Philosopher Rebecca Roache is in charge of a team of scholars focused upon the ways futuristic technologies might transform punishment. Dr Roache claims the prison sentence of serious criminals could be made worse by extending their lives... "There are a number of psychoactive drugs that distort people’s sense of time, so you could imagine developing a pill or a liquid that made someone feel like they were serving a 1,000-year sentence," she said. A second scenario would be to upload human minds to computers to speed up the rate at which the mind works... "If the speed-up were a factor of a million, a millennium of thinking would be accomplished in eight and a half hours... Uploading the mind of a convicted criminal and running it a million times faster than normal would enable the uploaded criminal to serve a 1,000 year sentence in eight-and-a-half hours. This would, obviously, be much cheaper for the taxpayer than extending criminals’ lifespans to enable them to serve 1,000 years in real time."Of course, uploading a organismically incarnated human mind into a computer program is a profoundly biologically ignorant and conceptually incoherent notion. Although it would be a pity to interrupt the obvious enjoyments "philosopher" Rebecca Roache takes from her contemplation of the prospect of prisoners subject to centuries in virtual hells -- abandon hope all ye who enter here! and just think of the tax savings! -- one notes that the whole litany of techno-transcendental robo-cultic wish-fulfillment fantasies is unspooling in Dr. Roache's penal ruminations, from flogging software-expert/ amateur-genrontologist Aubrey deGrey's SENS elixer of life, to hawking nootropic and nutritional "enhancement" like a boner pill muscle powder krill-oil snake-oil salesman on a Vegas showroom floor, to cyberangel uploads in Holodeck Hell. There is absolutely nothing new in any of these stale futurological proposals -- although, as usual, we are expected to gasp at the audacity of such Big Thinking -- only the modest innovation of their punitive application to would-be criminals rather than the usual effort to seduce wannabe consumers.

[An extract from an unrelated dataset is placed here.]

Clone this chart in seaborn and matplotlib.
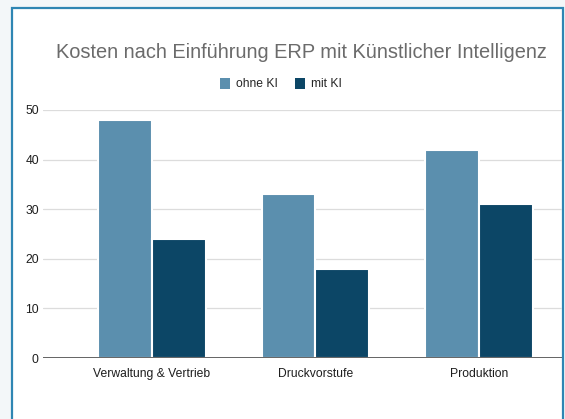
import matplotlib
matplotlib.use("Agg")
import matplotlib.pyplot as plt
import seaborn as sns
import pandas as pd
from matplotlib.patches import Rectangle, Patch

categories = ["Verwaltung & Vertrieb", "Druckvorstufe", "Produktion"]
series_names = ["ohne KI", "mit KI"]
ohne_ki = [48, 33, 42]
mit_ki = [24, 18, 31]
y_ticks = [0, 10, 20, 30, 40, 50]
title = "Kosten nach Einführung ERP mit Künstlicher Intelligenz"
colors = ["#5b8fae", "#0c4666"]

df = pd.DataFrame({
    "Bereich": categories * 2,
    "Serie": [series_names[0]] * 3 + [series_names[1]] * 3,
    "Wert": ohne_ki + mit_ki,
})

sns.set_theme(style="white")
plt.rcParams["font.family"] = ["Liberation Sans", "DejaVu Sans"]

fig = plt.figure(figsize=(5.65, 4.19), dpi=100)
fig.patch.set_facecolor("#f3f7f9")
card = Rectangle((12/565, -0.02), (563-12)/565, 1 - 8/419 + 0.02,
                 transform=fig.transFigure, facecolor="white",
                 edgecolor="#2f86b3", linewidth=1.6, zorder=-5)
fig.patches.append(card)

ax = fig.add_axes([43/565, 61/419, 519/565, 248/419])
ax.set_zorder(2)
ax.set_facecolor("none")
sns.barplot(data=df, x="Bereich", y="Wert", hue="Serie", palette=colors,
            width=0.66, ax=ax, edgecolor="white", linewidth=1.5, saturation=1,
            legend=False, zorder=3)

ax.set_xlim(-0.667, 2.508)
ax.set_ylim(0, 50)
ax.set_yticks(y_ticks)
ax.set_axisbelow(True)
ax.yaxis.grid(True, color="#dcdcdc", linewidth=0.9)
ax.xaxis.grid(False)
ax.axhline(0, color="#4a4a4a", linewidth=1.2, zorder=4)
for s in ax.spines.values():
    s.set_visible(False)
ax.tick_params(axis="both", length=0, labelsize=8.7, labelcolor="#1e1e1e")
ax.tick_params(axis="y", pad=3)
ax.tick_params(axis="x", pad=7)
ax.set_xlabel("")
ax.set_ylabel("")

fig.text(301/565, 1 - 53/419, title, ha="center", va="center",
         fontsize=14.4, color="#6b6b6b")

handles = [Patch(facecolor=c, edgecolor="none") for c in colors]
fig.legend(handles, series_names, loc="center", bbox_to_anchor=(281/565, 1 - 84/419),
           ncol=2, frameon=False, fontsize=8.7, handlelength=0.8, handleheight=1.0,
           handletextpad=0.5, columnspacing=1.4)

fig.savefig("out.png", dpi=100, facecolor=fig.get_facecolor())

"To me, these questions about technology are interesting because they force us to rethink the truisms we currently hold about punishment. When we ask ourselves whether it’s inhumane to inflict a certain technology on someone, we have to make sure it’s not just the unfamiliarity that spooks us," Dr Roache said. "Is it really OK to lock someone up for the best part of the only life they will ever have, or might it be more humane to tinker with their brains and set them free? When we ask that question, the goal isn’t simply to imagine a bunch of futuristic punishments -- the goal is to look at today’s punishments through the lens of the future."Although Dr. Roache declares these to be "questions of technology," none of the "technologies-in-question" exist or are likely ever to do so -- not in the forms on which she would fixate our attention. Clearly, "the technological" is functioning here in the usual futurological way, as a placeholder for an amplified fantasy of efficacious agency -- an instrumentalization and hence implementation of individual will that dreams of breaking the impasse of lifeway diversity that yields the frustrations of stakeholder politics and ethical responsibility.
It isn't true that anybody is "spooked" by virtual hell prisons, because none do or will ever exist. But when Dr. Roache admonishes us to overcome the timidity we feel because her proposals are "unfamiliar," she is indulging in the all-TOO-familiar cadences of the entrepreneurial innovative disruptive novel fresh bleeding edge hot tech boosterism of the "thought leader" repackaging the same old stale useless shit as New! and Improved! I'm sorry to break it to Dr. Roache, but of course the "thought leaders" of the CIA beat the transhumanoids to the punch this time around. We are all already quite acquainted with "enhanced interrogation" and the use of "psychoactive drugs" "to tinker with... brains." As usual, looking at political and ethical dilemmas through "the lens of the future" tends to take us on a reactionary trip to authoritarian retro-futures bathed in pastels and promising magickal powers. Let's ask somebody who has spent time in the torturer's chair "whether it's inhumane to inflict a certain technology on someone." A certain technology... really, it's hard not to shake your head at the sheer obtuse obviousness of it all. Everything new is old again.
Now, nothing is more commonplace than futurologists rebranding their own rebranding projects (in the service of stale goods and incumbent interests) as "philosophical speculation." I ask my readers just what is presumably clarified by Dr. Roache's "thought experiments"-cum-wish-fulfillment fantasies here, apart from symptoms of what look to be some ugly desires... hey, maybe that's what she means by "spooky"? Although Dr. Roache comes by her philosophy title honestly, I cannot say that I think the business she is in really is better described as "philosophy" than as PR. I should point out that she is a Research Fellow at transhumanist Nick Bostrom's Oxford Future of Humanity Institute, a scarcely stealthed Robot Cult outfit. From its birth in peddling market futures with just-so stories futurism has been making bets (usually with other people's money) and calling the result thinking, and usually Thinking Big. I'm not a futurist, but I'll venture the prophesy that we'll be hearing more Big Thoughts from the likes of Dr. Roache in... the future!